This summer’s holiday was spent in Italy – some of it in Rome, where I stood in line for one hour and a half to get into the Musei Vaticani. It was worth the wait. This museum, mostly known for the Sistine Chapel and Rafael’s frescoes, is huge and has treasures on almost any wall. It is quite fascinating to watch the Athens School in the original, for instance.
The items most interesting to me, however, were these two unassuming monters found in the library section, opposite a stand selling postcards. They are mechanical demonstrations of two world systems – the heliocentric system of Copernicus, Kepler, Galileo and Newton, and the geocentric system of Ptolemy and Aristoteles. (After writing this, I have to confess I am a little uncertain about the monter on the left – I am pretty sure it is Ptolemaic, with some modifications. Experts?)
The monters stand there, without sign or commentary, unmentioned on the audio guide that otherwise will tell you about each room in tedious detail. Yet they represent the Catholic church’s loss of scientific legitimacy: As the Church clung to the increasingly untenable position that the Earth was at the center of the universe, scientists increasingly ceased to see the church as a legitimate sponsor or even legitimate actor in scientific endeavors. Science and church split – and what science remained in the church was increasingly limited to increasinly obscure theological interpretation – while science went on to triumph based on what Leonardo da Vinci called “the addiction to experience.”
According to Richard Tarnas (in The Passion of the Western Mind,) a “unique and potent combination of circumstances” led the church to reject the heliocentric hypothesis.

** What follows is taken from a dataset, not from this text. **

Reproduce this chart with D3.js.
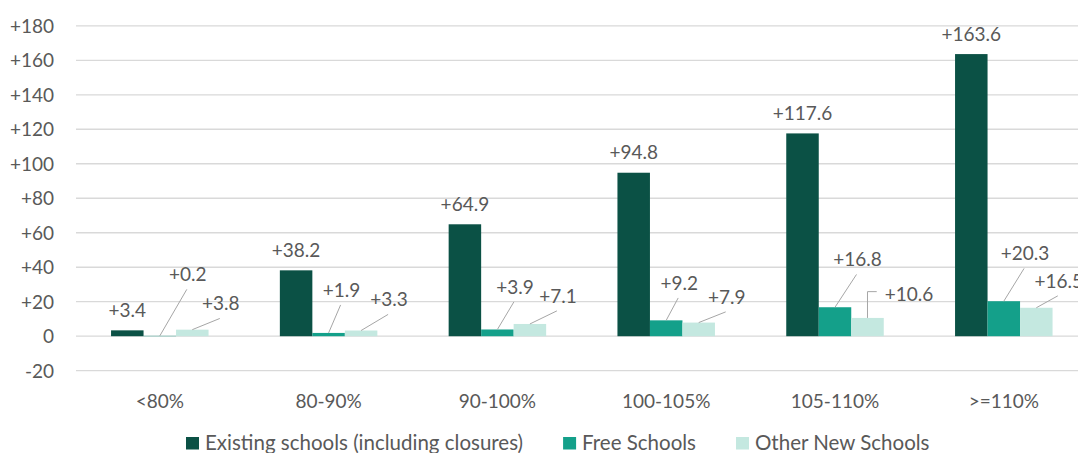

Quite a few of the high clerics were ready to accept Galileo’s proposition that the earth rotated and circled around the sun – the Pope was a friend of Galileo, and one cardinal wrote about the necessity to “proceed with great circumspection in explaining passages of Scripture which appear to teach the contrary, and rather admit that we did not understand them than declare an opinion to be false which is proved to be true.” (p. 260ff.)
However, the church (already under pressure from the Reformation) had participated in the elaboration of the spherical theories of Aristoteles and Ptolemy, to the point of assigning responsibility for the movement of some of the planets to specific arch-angels. So, if Galileo (who wrote in vernacular Italian and was of the “vitriolic personality” so often found in innovators) was not necessarily contradicting the bible, he certainly was contradicting centries of increasingly refined theologically founded natural philosphy, and by accepting Galileo’s propositions, the church would have to admit being wrong – hard to do in a climate where the church was also battered by charges of corruption and with a decided lack of enthusiasm for the divine powerty espoused by increasingly numerous charismatic movements.
This rejection of heliocentrism failed, of course. Tarnas again:
That decision caused irreparable harm to the Chruch’s intellectual and spritual integrity. Catholicism’s formal commitment to a stationary Earth drastically undercut its status and influence among the European intelligentsia. The Church would retain much power and loyalty in the succeeding centuries, but it could no longer justifiably claim to represent the human aspiration toward full knowledge of the universe. […] In Galileo’s own forced recantation lay the Church’s own defeat and science’s victory.And, quietly and unassumingly the little monters stand, silent witnesses to the dangers of believing theory in the face of evidence.